* [Work to complete]: No images are to be carried over; print all other material exactly as it stands.

* [Collected material]:

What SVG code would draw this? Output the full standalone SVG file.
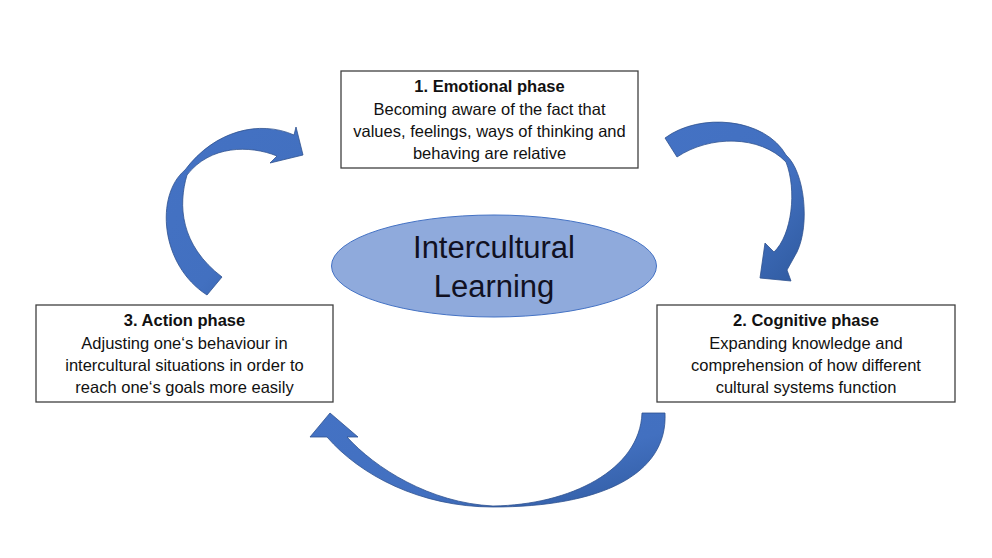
<svg xmlns="http://www.w3.org/2000/svg" width="992" height="558" viewBox="0 0 992 558">
  <style>
    .box { fill: #ffffff; stroke: #404040; stroke-width: 1.3; }
    .t { font-family: "Liberation Sans", Arial, sans-serif; font-size: 16.5px; fill: #111111; text-anchor: middle; }
    .b { font-weight: bold; }
    .big { font-family: "Liberation Sans", Arial, sans-serif; font-size: 31px; fill: #111122; text-anchor: middle; }
    .arrow { fill: url(#ag); stroke: #2F528F; stroke-width: 0.8; stroke-linejoin: round; }
  </style>
  <defs>
    <linearGradient id="ag" x1="0" y1="0" x2="1" y2="1">
      <stop offset="0" stop-color="#4472C4"/>
      <stop offset="0.6" stop-color="#4270C0"/>
      <stop offset="1" stop-color="#2F5A9F"/>
    </linearGradient>
  </defs>
  <rect width="992" height="558" fill="#ffffff"/>

  <g id="connectors">
    <path id="arrow-1-2" class="arrow" d="M 665,138 C 700,112 765,118 786,155 C 805,172 810,225 797,252 L 787,270 L 791,281 L 760,278 L 765,243 L 774,252 C 792,235 797,190 786,162 C 760,135 710,135 677,157 Z"/>
    <path id="arrow-2-3" class="arrow" d="M 665,413 C 668,475 600,507 493,507 C 420,507 360,475 327,437 L 310,437 L 330,413 L 358,437 L 347,437 C 375,468 430,503 493,506 C 570,505 640,470 642,413 Z"/>
    <path id="arrow-3-1" class="arrow" d="M 207,295 C 160,265 155,195 185,170 C 215,130 260,120 294,135 L 296,127 L 303,155 L 270,163 L 277,156 C 250,145 210,145 187,175 C 178,205 180,245 222,277 Z"/>
  </g>

  <g id="center">
    <ellipse cx="494" cy="266" rx="162.5" ry="51" fill="#8FAADC" stroke="#4472C4" stroke-width="1"/>
    <text class="big" x="494" y="258">Intercultural</text>
    <text class="big" x="494" y="297">Learning</text>
  </g>

  <g id="node-emotional">
    <rect class="box" x="341" y="71" width="297" height="97"/>
    <text class="t b" x="489.5" y="92">1. Emotional phase</text>
    <text class="t" x="489.5" y="115">Becoming aware of the fact that</text>
    <text class="t" x="489.5" y="137">values, feelings, ways of thinking and</text>
    <text class="t" x="489.5" y="159">behaving are relative</text>
  </g>

  <g id="node-cognitive">
    <rect class="box" x="657" y="305" width="298" height="97"/>
    <text class="t b" x="806" y="326">2. Cognitive phase</text>
    <text class="t" x="806" y="349">Expanding knowledge and</text>
    <text class="t" x="806" y="371">comprehension of how different</text>
    <text class="t" x="806" y="393">cultural systems function</text>
  </g>

  <g id="node-action">
    <rect class="box" x="36" y="305" width="297" height="97"/>
    <text class="t b" x="184.5" y="326">3. Action phase</text>
    <text class="t" x="184.5" y="349">Adjusting one‘s behaviour in</text>
    <text class="t" x="184.5" y="371">intercultural situations in order to</text>
    <text class="t" x="184.5" y="393">reach one‘s goals more easily</text>
  </g>
</svg>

* [Correct answer]:
What SVG code would draw this? Output the full standalone SVG file.
<svg xmlns="http://www.w3.org/2000/svg" width="992" height="558" viewBox="0 0 992 558">
  <style>
    .box { fill: #ffffff; stroke: #404040; stroke-width: 1.3; }
    .t { font-family: "Liberation Sans", Arial, sans-serif; font-size: 16.5px; fill: #111111; text-anchor: middle; }
    .b { font-weight: bold; }
    .big { font-family: "Liberation Sans", Arial, sans-serif; font-size: 31px; fill: #111122; text-anchor: middle; }
    .arrow { fill: url(#ag); stroke: #2F528F; stroke-width: 0.8; stroke-linejoin: round; }
  </style>
  <defs>
    <linearGradient id="ag" x1="0" y1="0" x2="1" y2="1">
      <stop offset="0" stop-color="#4472C4"/>
      <stop offset="0.6" stop-color="#4270C0"/>
      <stop offset="1" stop-color="#2F5A9F"/>
    </linearGradient>
  </defs>
  <rect width="992" height="558" fill="#ffffff"/>

  <g id="connectors">
    <path id="arrow-1-2" class="arrow" d="M 665,138 C 700,112 765,118 786,155 C 805,172 810,225 797,252 L 787,270 L 791,281 L 760,278 L 765,243 L 774,252 C 792,235 797,190 786,162 C 760,135 710,135 677,157 Z"/>
    <path id="arrow-2-3" class="arrow" d="M 665,413 C 668,475 600,507 493,507 C 420,507 360,475 327,437 L 310,437 L 330,413 L 358,437 L 347,437 C 375,468 430,503 493,506 C 570,505 640,470 642,413 Z"/>
    <path id="arrow-3-1" class="arrow" d="M 207,295 C 160,265 155,195 185,170 C 215,130 260,120 294,135 L 296,127 L 303,155 L 270,163 L 277,156 C 250,145 210,145 187,175 C 178,205 180,245 222,277 Z"/>
  </g>

  <g id="center">
    <ellipse cx="494" cy="266" rx="162.5" ry="51" fill="#8FAADC" stroke="#4472C4" stroke-width="1"/>
    <text class="big" x="494" y="258">Intercultural</text>
    <text class="big" x="494" y="297">Learning</text>
  </g>

  <g id="node-emotional">
    <rect class="box" x="341" y="71" width="297" height="97"/>
    <text class="t b" x="489.5" y="92">1. Emotional phase</text>
    <text class="t" x="489.5" y="115">Becoming aware of the fact that</text>
    <text class="t" x="489.5" y="137">values, feelings, ways of thinking and</text>
    <text class="t" x="489.5" y="159">behaving are relative</text>
  </g>

  <g id="node-cognitive">
    <rect class="box" x="657" y="305" width="298" height="97"/>
    <text class="t b" x="806" y="326">2. Cognitive phase</text>
    <text class="t" x="806" y="349">Expanding knowledge and</text>
    <text class="t" x="806" y="371">comprehension of how different</text>
    <text class="t" x="806" y="393">cultural systems function</text>
  </g>

  <g id="node-action">
    <rect class="box" x="36" y="305" width="297" height="97"/>
    <text class="t b" x="184.5" y="326">3. Action phase</text>
    <text class="t" x="184.5" y="349">Adjusting one‘s behaviour in</text>
    <text class="t" x="184.5" y="371">intercultural situations in order to</text>
    <text class="t" x="184.5" y="393">reach one‘s goals more easily</text>
  </g>
</svg>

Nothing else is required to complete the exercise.